On 03 Oct 2011, at 19:12, meekerdb wrote:
On 10/3/2011 9:38 AM, Bruno Marchal wrote:
On 03 Oct 2011, at 00:47, meekerdb wrote:
On 10/2/2011 7:13 AM, Stathis Papaioannou wrote:
On Sun, Oct 2, 2011 at 3:01 AM, meekerdb<[email protected]>
wrote:
It's a strange, almost paradoxical result but I think observer
moments
can be sub-conscious. If we say the minimum duration of a
conscious
moment is 100ms then 99ms and the remaining 1ms of this can
occur at
different times, perhaps billions of years of real time apart,
perhaps
simultaneously or in the reverse order. You would have the
experience
provided only that the full 100ms even if broken up into
infinitesimal
intervals occurs somewhere, sometime.
That sounds like a temporal homunculus. :-)
Note that on a nanosecond scale there is no "state of the brain".

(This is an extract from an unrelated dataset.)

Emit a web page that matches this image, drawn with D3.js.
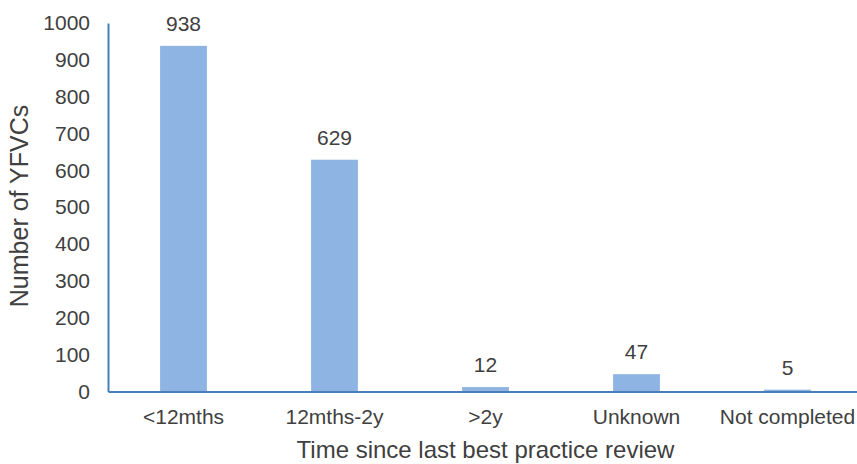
<!DOCTYPE html>
<html>
<head>
<meta charset="utf-8">
<script src="https://cdn.jsdelivr.net/npm/d3@7"></script>
<style>
  html, body { margin: 0; padding: 0; background: #fff; }
  svg { display: block; font-family: "Liberation Sans", Arial, sans-serif; }
</style>
</head>
<body>
<svg id="chart" width="857" height="464"></svg>
<script>
// Review timing categories and counts
const categories = ["<12mths", "12mths-2y", ">2y", "Unknown", "Not completed"];
const counts = [938, 629, 12, 47, 5];
const yTicks = [0, 100, 200, 300, 400, 500, 600, 700, 800, 900, 1000];

const svg = d3.select("#chart");
const plotLeft = 108, plotTop = 23, plotBottom = 391.5, plotRight = 863;

const x = d3.scaleBand().domain(categories).range([plotLeft, plotRight]).paddingInner(0.69).paddingOuter(0.345);
const y = d3.scaleLinear().domain([0, 1000]).range([plotBottom, plotTop]);

const textColor = "#404040";
const axisColor = "#4a7ebb";
const fontFamily = "Liberation Sans, Arial, sans-serif";

// Bars
svg.append("g").selectAll("rect")
  .data(categories)
  .join("rect")
  .attr("x", (d) => x(d))
  .attr("width", x.bandwidth())
  .attr("y", (d, i) => y(counts[i]))
  .attr("height", (d, i) => y(0) - y(counts[i]))
  .attr("fill", "#8eb4e3");

// Value labels
svg.append("g").selectAll("text")
  .data(categories)
  .join("text")
  .attr("x", (d) => x(d) + x.bandwidth() / 2)
  .attr("y", (d, i) => y(counts[i]) - 15)
  .attr("text-anchor", "middle")
  .attr("font-size", 21)
  .attr("fill", textColor)
  .text((d, i) => counts[i]);

// Y axis
const yAxis = svg.append("g")
  .attr("transform", `translate(${plotLeft},0)`)
  .call(d3.axisLeft(y).tickValues(yTicks).tickFormat(d3.format("d")).tickSize(0).tickPadding(18));
yAxis.select(".domain").attr("stroke", axisColor).attr("stroke-width", 2);
yAxis.selectAll("text").attr("font-size", 21).attr("fill", textColor).attr("font-family", fontFamily);

// X axis
const xAxis = svg.append("g")
  .attr("transform", `translate(0,${plotBottom})`)
  .call(d3.axisBottom(x).tickSize(0).tickPadding(18));
xAxis.select(".domain").attr("stroke", axisColor).attr("stroke-width", 2);
xAxis.selectAll("text").attr("font-size", 21).attr("fill", textColor).attr("font-family", fontFamily);

// Axis titles
svg.append("text")
  .attr("x", 485.5)
  .attr("y", 458)
  .attr("text-anchor", "middle")
  .attr("font-size", 24)
  .attr("fill", textColor)
  .text("Time since last best practice review");

svg.append("text")
  .attr("transform", `translate(28,206) rotate(-90)`)
  .attr("text-anchor", "middle")
  .attr("font-size", 25)
  .attr("fill", textColor)
  .text("Number of YFVCs");
</script>
</body>
</html>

Relativity applies to brains too and so the time order of events
on
opposite sides of your head only defined to within about a
nanosecond.
The brain is limited for technical reasons, relativity being the
least
of them.
Sure. Action potentials are only few hundred meters/sec.
It isn't possible to stop it for a microsecond and restart it
at exactly the same state. With a computer you can do this although
you are limited to discrete digital states: you can't save the
state
as logic circuits are transitioning from 1 to 0.
But you can do it, and in fact it's implicit in a Turing machine,
i.e. an abstract computation. So I'm wondering what consequences
this has for Bruno's idea that "you" are a bundle of computations
that are passing through "your" current state?
Some care has to be taken on the wording. With the computational
supervenience thesis, "you" are not a bundle of computations that
are passing through "your" current state, "you" (1-you) are a
person, with referential and self-referential means
I thought you were trying to explain what a person is in terms of
arithmetic and computations. Now you seem to be invoking "person"
as a separate entity.
I am not sure to understand you. Both in UDA and AUDA I define notion
of person. In UDA I use the notion of personal diary or memory being
annihilated and reconstituted, and in AUDA I use the theory of
machine's self-reference. This relates that "separate entity" to
arithmetic, even if the relation are less trivial than assuming some
link between mind and instantiation of computation.
and that 1-you only supervene on that bundle of computations. Your
actions and decisions, through the computational state of the self-
referential programs, can "select" among quite different "bundles
of computations" .
You put "select" in scare quotes. So are you saying that you select
(via free will?) which bundles of computations "you" supervene on?
or which are your most probable continuation?
Both. You choose between being duplicated in Washington/Moscow or
Sidney/Beijing. That choice influence your future? If you choose
Sidney/Beijing, you will still select Sidney or Beijing, but this you
cannot influence.
Of course a sort of God could see all what happened in your brain, and
determine you choice, but that God is not available to you, and your
choice remains a free choice, in the compatibilist approach to free-
will.
"You" are a living conscious person with partial free will and
taxes, and gravitational constraints, and things like that
apparently, you can memorize them, make planning, scheduling, etc.
As UM knowing we are UMs (like any LUMs) we know we can change
ourselves, it is part of our first personhood.
The computational states are sharp, discrete things. The brains
states are fuzzy distributed things.
Brain states are computational states. Just take a Turing machine
emulating a brain (at the right level).
A crisp computational state can represent a fuzzy brain state, and
also can belong to a fuzzy set of crisp state, which is relevant
for the 1-p statistics.
Fuzzy Turing machine are Turing emulable, like quantum computer are
Turing emulable too, despite the extravagant relative slow down
that we can suspect.
Yes, I understand that. But brain states are not "states of
consciousness", i.e. "thoughts" or "observer moments".
I think that I will abandon the notion of OMs. At least for awhile.
It is quite misleading in the context of the comp-supervenience
thesis. I thought that I could use it by distinguishing 3-OMs
(computational states) and 1-OMs (the subjectivity of someone going
through that states). But the subjectivity is related to the whole set
arithmetical neighborhoods which makes that state an element of many
computations.
I think that I have to dig deeper on the semantics of the X1* logics
(the true (driven by G*) logic of Bp & Dt & p), to see if some sense
can be retrieved for Bostrom (first person) OMs.